В античной Греции внешний враг в лице Персии служил в качестве важного пропагандистского аргумента одних полисов против других. По свидетельству Фукидида, в Пелопонесской войне афиняне ссылались на свою роль защитников свободы Эллады в грекоперсидских войнах, чтобы показать свое моральное превосходство над лакедемонянами. На это Гермократ Сиракузский возражал им, заявляя, что они боролись за свою независимость, а не за свободу всей Греции. Для Демосфена, Исократа и Ксенофонта также была характерна склонность объяснять распри между различными полисами вмешательством и кознями врагов всей Эллады. Если первый обвинял в этом македонского царя Филиппа, то и Сократ и Ксенофонт - Персию.
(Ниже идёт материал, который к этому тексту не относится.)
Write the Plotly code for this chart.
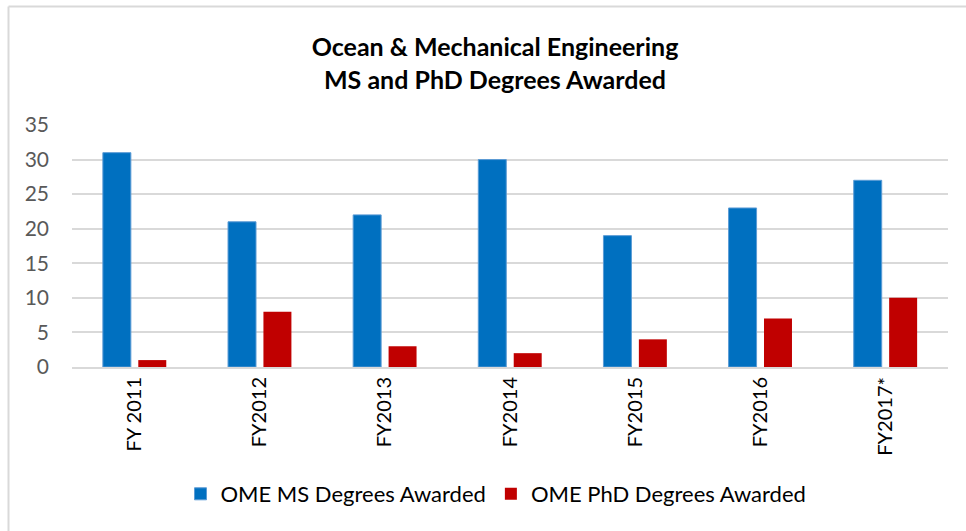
import plotly.graph_objects as go

fiscal_years = ["FY 2011", "FY2012", "FY2013", "FY2014", "FY2015", "FY2016", "FY2017*"]
ms_degrees = [31, 21, 22, 30, 19, 23, 27]
phd_degrees = [1, 8, 3, 2, 4, 7, 10]

W, H = 966, 531
L, R, T, B = 72, 18, 125, 164
pw, ph = W - L - R, H - T - B


def px_x(x):
    return (x - L) / pw


def px_y(y):
    return (H - B - y) / ph


font = "Lato, Open Sans, sans-serif"

fig = go.Figure()
fig.add_trace(go.Bar(
    x=fiscal_years, y=ms_degrees, name="OME MS Degrees Awarded",
    marker=dict(color="#0070C0", line=dict(color="#5B9BD5", width=1)),
))
fig.add_trace(go.Bar(
    x=fiscal_years, y=phd_degrees, name="OME PhD Degrees Awarded",
    marker=dict(color="#C00000", line=dict(width=0)),
))

# chart-area frame (top and left edges)
frame = dict(color="#D9D9D9", width=2)
fig.add_shape(type="line", xref="paper", yref="paper",
              x0=px_x(8.5), x1=px_x(W + 5), y0=px_y(6.5), y1=px_y(6.5), line=frame)
fig.add_shape(type="line", xref="paper", yref="paper",
              x0=px_x(8.5), x1=px_x(8.5), y0=px_y(6.5), y1=px_y(H + 5), line=frame)

fig.update_layout(
    width=W, height=H,
    margin=dict(l=L, r=R, t=T, b=B),
    paper_bgcolor="white", plot_bgcolor="white",
    barmode="group", bargap=0.434, bargroupgap=0.21,
    title=dict(
        text="<b>Ocean &amp; Mechanical Engineering</b><br><b>MS and PhD Degrees Awarded</b>",
        xref="container", x=495 / W, xanchor="center",
        yref="container", y=1 - 56 / H, yanchor="middle",
        font=dict(family=font, size=25, color="#000000"),
    ),
    font=dict(family=font),
    xaxis=dict(
        tickangle=-90, tickfont=dict(size=20, color="#000000"),
        showline=True, linecolor="#D9D9D9", linewidth=2,
        ticks="", showgrid=False,
    ),
    yaxis=dict(
        range=[0, 35], dtick=5, tickfont=dict(size=21, color="#595959"),
        showgrid=True, gridcolor="#D9D9D9", gridwidth=2,
        zeroline=False, ticks="", ticklabelstandoff=22,
    ),
    legend=dict(
        orientation="h", x=px_x(496), xanchor="center",
        y=px_y(494), yanchor="middle",
        font=dict(size=22, color="#000000"),
        itemwidth=30, tracegroupgap=0,
    ),
)

fig.write_html("out.html")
С тех пор образ врага и комплекс вражеского заговора служили в качестве излюбленного аргумента всех, кто вступал на тропу войны. Так, во время Первой мировой войны одной из попыток обоснования противоборства стала концепция столкновения несовместимых, враждебных друг другу цивилизаций или цивилизации и варварства. В 1915 г. известный французский философ А. Бергсон опубликовал листовку под названием «Значение войны», в которой военные усилия Германии оценивались как наступление варварства на цивилизацию, а действия союзников - как стремление разрешить проблему современного мира с помощью большей свободы, братства и справедливости. Германия, утверждал Бергсон, злоупотребила достижениями цивилизации для создания «систематического варварства» и «империи смерти».

В свою очередь, германский философ М. Шелер в работе «Гений войны и германская война» (Der Genius des Krieges und der deutsche Krieg) подвел своеобразную философскую базу под военную пропаганду руководства страны. В понимании Шелера война - конфликт между Россией и Европой, в котором Германия и Австрия выступали в качестве главных защитников общего европейского наследия. Шелер утверждал, что Россия представляет собой самостоятельный культурный круг (Kulturkreis), совершенно отличный от Европы, и ее экспансия на Запад означала бы конец творческого начала европейского духа. Европа оказалась ослабленной изнутри по вине Великобритании, представлявшей капиталистическую цивилизацию. Англия воплощает в себе искусственное, циничное и рациональное общество (Gesellschaft), для которого характерен утилитаризм, подрывающий высшие ценности, в противоположность германскому принципу истинной, эмоциональной, внутренней общины (Gemeinschaft).